An Orleans Parish jury convicted two men of second-degree murder this week in the March 9, 2013, slaying of 19-year-old Xavier University freshman Bertrand Dezara III in what prosecutors described as an execution outside a New Orleans East apartment complex.
Witness statements and ballistics tests proved enough for the jury to find Glynn Hawkins and Alex Lewis, both 22, guilty of second-degree murder after about three hours of deliberation late Wednesday.
Each faces a mandatory life prison term at a sentencing that Criminal District Court Judge Karen Herman set for Oct. 22.
Dezara, a premed student, was found face-down in the 5100 block of Bundy Road, fatally shot outside the apartment of a woman he’d gone to see.
Corielle Brown wasn’t there at the time, but she testified this week along with a relative, Lance Stewart, who was in the apartment when authorities say Dezara was ordered outside and killed. Stewart identified the two defendants in photo lineups.

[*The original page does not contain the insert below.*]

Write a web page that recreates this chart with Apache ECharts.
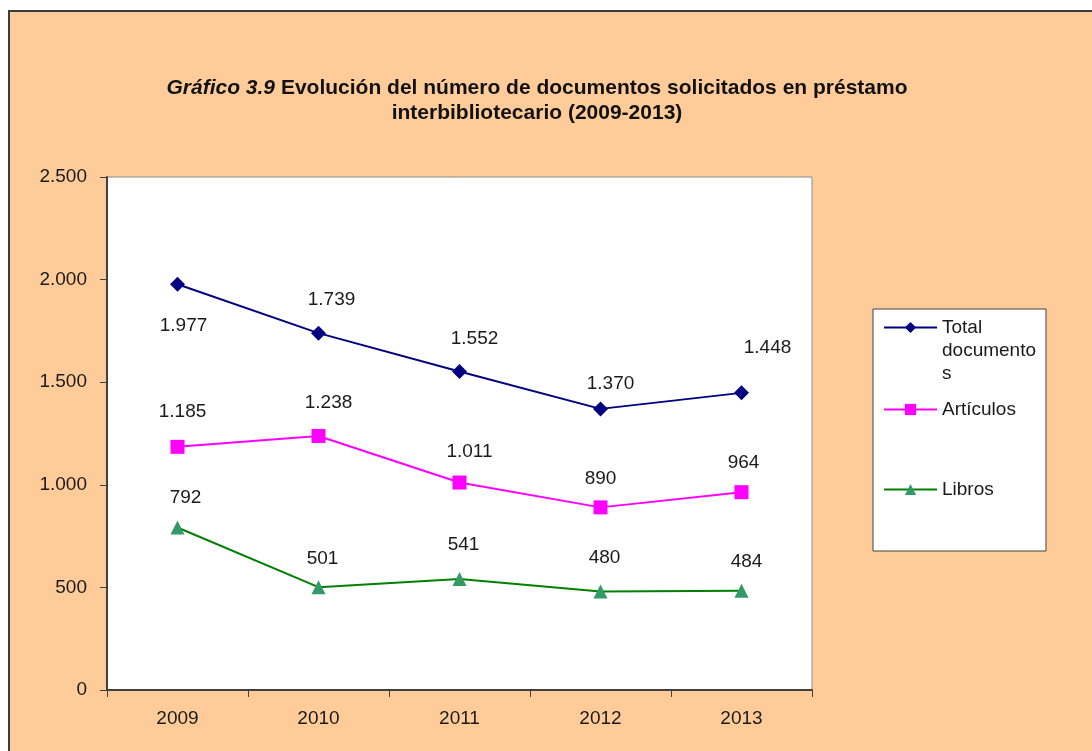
<!DOCTYPE html>
<html>
<head>
<meta charset="utf-8">
<script src="https://cdn.jsdelivr.net/npm/echarts@6/dist/echarts.min.js"></script>
<style>
  html, body { margin: 0; padding: 0; background: #fff; }
  #frame {
    position: absolute; left: 8px; top: 10px; width: 1084px; height: 741px;
    background: #FFCC99; border-left: 2px solid #3c3c3c; border-top: 2px solid #3c3c3c;
  }
  #chart { position: absolute; left: 0; top: 0; width: 1092px; height: 751px; }
</style>
</head>
<body>
<div id="frame"></div>
<div id="chart"></div>
<script>
// datos del gráfico
var years = ['2009', '2010', '2011', '2012', '2013'];
var totalDocs = [1977, 1739, 1552, 1370, 1448];
var articulos = [1185, 1238, 1011, 890, 964];
var libros = [792, 501, 541, 480, 484];
var seriesNames = ['Total documentos', 'Artículos', 'Libros'];

// desplazamiento de cada etiqueta respecto al punto (movidas a mano en el original)
var offTotal = [[6, 41], [13, -33], [15, -33], [10, -25], [26, -45]];
var offArticulos = [[5, -35], [10, -33], [10, -31], [0, -29], [2, -29]];
var offLibros = [[8, -30], [4, -28], [4, -34], [4, -34], [5, -29]];

// separador de miles con punto
function miles(v) {
    return String(v).replace(/\B(?=(\d{3})+(?!\d))/g, '.');
}

var font = 'Liberation Sans, Arial, sans-serif';
var myChart = echarts.init(document.getElementById('chart'));

function withLabels(values, offsets) {
    return values.map(function (v, i) {
        return { value: v, label: { offset: offsets[i] } };
    });
}

var labelStyle = {
    show: true,
    position: 'inside',
    fontFamily: font,
    fontSize: 19,
    color: '#1a1a1a',
    formatter: function (p) { return miles(p.value); }
};

function legendAt(name, top, extra) {
    return Object.assign({
        data: [name],
        left: 883,
        top: top,
        itemWidth: 53,
        itemHeight: 14,
        padding: 0,
        textStyle: { fontFamily: font, fontSize: 19, color: '#1a1a1a', lineHeight: 23 }
    }, extra || {});
}

var option = {
    backgroundColor: 'transparent',
    animation: false,
    title: {
        text: '{i|Gráfico 3.9} Evolución del número de documentos solicitados en préstamo\ninterbibliotecario (2009-2013)',
        left: 537,
        top: 76,
        padding: 0,
        textAlign: 'center',
        textStyle: {
            fontFamily: font,
            fontSize: 21,
            fontWeight: 'bold',
            color: '#111',
            lineHeight: 25,
            rich: {
                i: { fontFamily: font, fontSize: 21, fontStyle: 'italic', fontWeight: 'bold', color: '#111', lineHeight: 25 }
            }
        }
    },
    graphic: [{
        type: 'rect',
        shape: { x: 873, y: 309, width: 173, height: 242 },
        style: { fill: '#fff', stroke: '#404040', lineWidth: 1 },
        z: 1
    }],
    legend: [
        legendAt(seriesNames[0], 270, {
            // el texto se parte en tres líneas, con el icono a la altura de la primera
            formatter: function () { return '\n\nTotal\ndocumento\ns'; }
        }),
        legendAt(seriesNames[1], 398),
        legendAt(seriesNames[2], 478)
    ],
    grid: {
        show: true,
        left: 107,
        top: 177,
        width: 705,
        height: 513,
        backgroundColor: '#fff',
        borderColor: '#8a8a8a',
        borderWidth: 1
    },
    xAxis: {
        type: 'category',
        data: years,
        boundaryGap: true,
        axisLine: { lineStyle: { color: '#404040', width: 2 } },
        axisTick: { show: true, alignWithLabel: false, length: 7, lineStyle: { color: '#404040' } },
        axisLabel: { margin: 19, fontFamily: font, fontSize: 19, color: '#1a1a1a' }
    },
    yAxis: {
        type: 'value',
        min: 0,
        max: 2500,
        interval: 500,
        axisLine: { show: true, lineStyle: { color: '#404040', width: 2 } },
        axisTick: { show: true, length: 7, lineStyle: { color: '#404040' } },
        splitLine: { show: false },
        axisLabel: { margin: 20, fontFamily: font, fontSize: 19, color: '#1a1a1a', formatter: miles }
    },
    series: [{
        name: seriesNames[0],
        type: 'line',
        data: withLabels(totalDocs, offTotal),
        symbol: 'diamond',
        symbolSize: 15,
        itemStyle: { color: '#000080' },
        lineStyle: { color: '#000080', width: 2 },
        label: labelStyle
    },
    {
        name: seriesNames[1],
        type: 'line',
        data: withLabels(articulos, offArticulos),
        symbol: 'rect',
        symbolSize: 14,
        itemStyle: { color: '#FF00FF' },
        lineStyle: { color: '#FF00FF', width: 2 },
        label: labelStyle
    },
    {
        name: seriesNames[2],
        type: 'line',
        data: withLabels(libros, offLibros),
        symbol: 'triangle',
        symbolSize: 14,
        itemStyle: { color: '#339966' },
        lineStyle: { color: '#008000', width: 2 },
        label: labelStyle
    }]
};

myChart.setOption(option);
</script>
</body>
</html>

Over a three-day trial, prosecutors with District Attorney Leon Cannizzaro’s office also presented evidence matching gunfire from the bloody murder scene to a weapon that was discarded two days later in another episode of gunfire, this one at South Claiborne and Washington avenues. The shooter in that case — prosecutors said it was Hawkins, who was there — tossed the weapon onto the neutral ground.

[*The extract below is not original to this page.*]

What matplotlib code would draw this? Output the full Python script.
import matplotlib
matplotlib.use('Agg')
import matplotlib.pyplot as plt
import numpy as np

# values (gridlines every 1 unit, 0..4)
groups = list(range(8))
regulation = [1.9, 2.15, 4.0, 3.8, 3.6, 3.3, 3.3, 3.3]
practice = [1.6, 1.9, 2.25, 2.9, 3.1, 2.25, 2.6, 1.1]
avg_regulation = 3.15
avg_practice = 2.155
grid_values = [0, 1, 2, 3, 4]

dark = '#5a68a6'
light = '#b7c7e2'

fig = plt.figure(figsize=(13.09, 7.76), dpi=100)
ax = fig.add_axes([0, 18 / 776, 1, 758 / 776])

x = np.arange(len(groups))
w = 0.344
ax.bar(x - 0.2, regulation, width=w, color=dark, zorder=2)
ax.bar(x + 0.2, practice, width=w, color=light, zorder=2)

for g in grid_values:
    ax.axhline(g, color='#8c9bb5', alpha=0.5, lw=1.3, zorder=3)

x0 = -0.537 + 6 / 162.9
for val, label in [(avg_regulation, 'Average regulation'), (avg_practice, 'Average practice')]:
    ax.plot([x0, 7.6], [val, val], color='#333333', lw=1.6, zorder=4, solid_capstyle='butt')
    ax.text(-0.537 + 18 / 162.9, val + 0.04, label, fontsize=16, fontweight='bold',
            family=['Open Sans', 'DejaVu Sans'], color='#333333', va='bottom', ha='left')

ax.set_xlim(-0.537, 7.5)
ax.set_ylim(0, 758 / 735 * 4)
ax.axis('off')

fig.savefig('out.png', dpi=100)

Attorneys for Hawkins and Lewis tried to seize on discrepancies between statements that both witnesses gave early on to police, when they denied even knowing Dezara, and later statements that helped lead police to the two men.
A third co-defendant, Jerrel Bryer, still awaits trial in the case.
Herman allowed Assistant District Attorneys Inga Petrovich and Taylor Anthony to introduce evidence of prior acts involving Hawkins, who sat at the defense table Wednesday in a crisp maroon dress shirt.
The jury was allowed to hear that Hawkins had served a one-year jail sentence after pleading no contest to an accessory charge in the April 2012 murder of 28-year-old Jeffrey Dominique, who was gunned down inside his vehicle on Jackson Avenue near Carondelet Street.
Police reports suggested Hawkins had driven a rental car used in that shooting. He also was wearing an electronic ankle monitor that put him at the scene and prompted his arrest.
Dezara’s murder took place just 39 days after Hawkins’ release from Orleans Parish Prison on that conviction, Petrovich noted. The prosecutor urged the jury to connect the dots to Dezara’s murder.
“We’re not looking at just the homicide of Bertrand Dezara,” Petrovich said. “We’re looking (at) a crime spree basically that occurred throughout the city of New Orleans. Two young men ended up dead as a result of that.”
Attorneys for Hawkins and Lewis argued that the key witnesses in the case — Stewart, in particular — couldn’t be trusted. Hawkins’ attorney, Tom Shlosman, chided prosecutors for leaning on what he described as an unrelated, already adjudicated shooting.
“They don’t have enough evidence to prove this case. If they make (someone) look dirty enough, you will convict,” Shlosman argued.
He said Dezara had been shot as recently as a few weeks before he was killed but never reported it to police. The suggestion: Dezara was up to no good.
Disputed during the trial was whether Dezara was associated with the “Young Melph Mafia,” a gun-happy street gang named for their turf around the former Melpomene public housing complex. A social media post and words from Brown suggested the possibility, according to evidence presented in the case.
Along with the murder count, the jury found Hawkins guilty of obstructing justice and discharging a firearm during a violent crime — for the gunfire two days later on Claiborne.